The story begins with a lack of options. Southern England is essentially a giant pile of clay with very little stone. In the "State of Nature," you build with what you have. Since the commoners couldn't afford to haul limestone across the country like the church or the crown, they did what any rational primate would do: they dug up the dirt beneath their feet, baked it, and called it a house.

The Industrial Revolution turned this practical habit into an obsession. When the smoke-belching machines of the 18th century demanded instant housing for the new "human resources," red brick was the only answer. It was fast, cheap, and infinitely replicable—the 19th-century version of a 3D-printed suburb. Back then, red brick was considered "vulgarly working-class." It was the color of sweat and coal. But after the Great Fire of London in 1666, the government realized that wood was a death trap. Brick became the "Rule of Law."

The iconic red color isn't even a choice; it's a geological accident. The high iron content in British clay ensures that when you heat it, it turns a bloody shade of rust. It is literally the earth speaking through the oven.

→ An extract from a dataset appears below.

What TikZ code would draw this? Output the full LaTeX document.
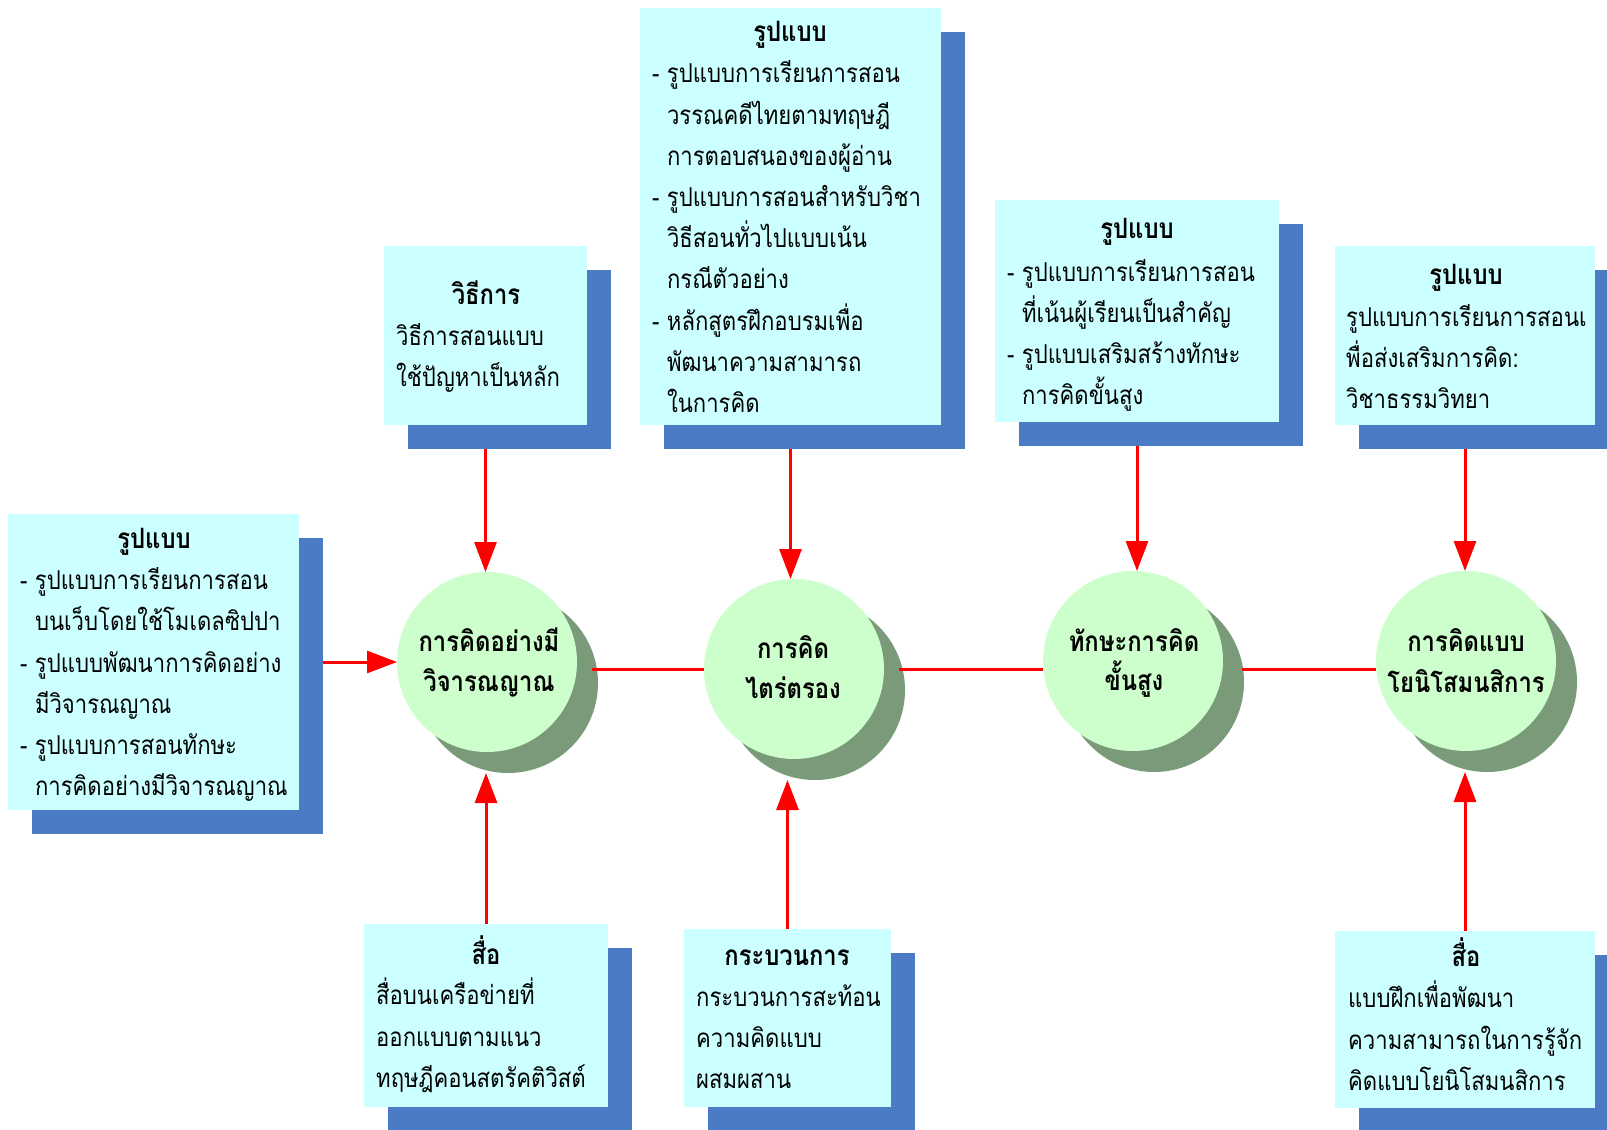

However, look closely at the new developments in London or Birmingham today, and you’ll see a subtle shift. The vibrant reds are being replaced by "coffee" browns and muted greys. Why? Because the modern middle class suffers from a peculiar form of "status anxiety." Red feels too industrial, too noisy, too much like the 1900s. Brown and grey feel "sophisticated," "premium," and "understated." We aren't building for survival anymore; we are building for Instagram filters. We have moved from the "Survival of the Fittest" to the "Survival of the Trendiest." Whether it’s red or brown, the brick remains the same: a small, rectangular monument to the fact that humans will always choose the most convenient way to pretend they are being grand.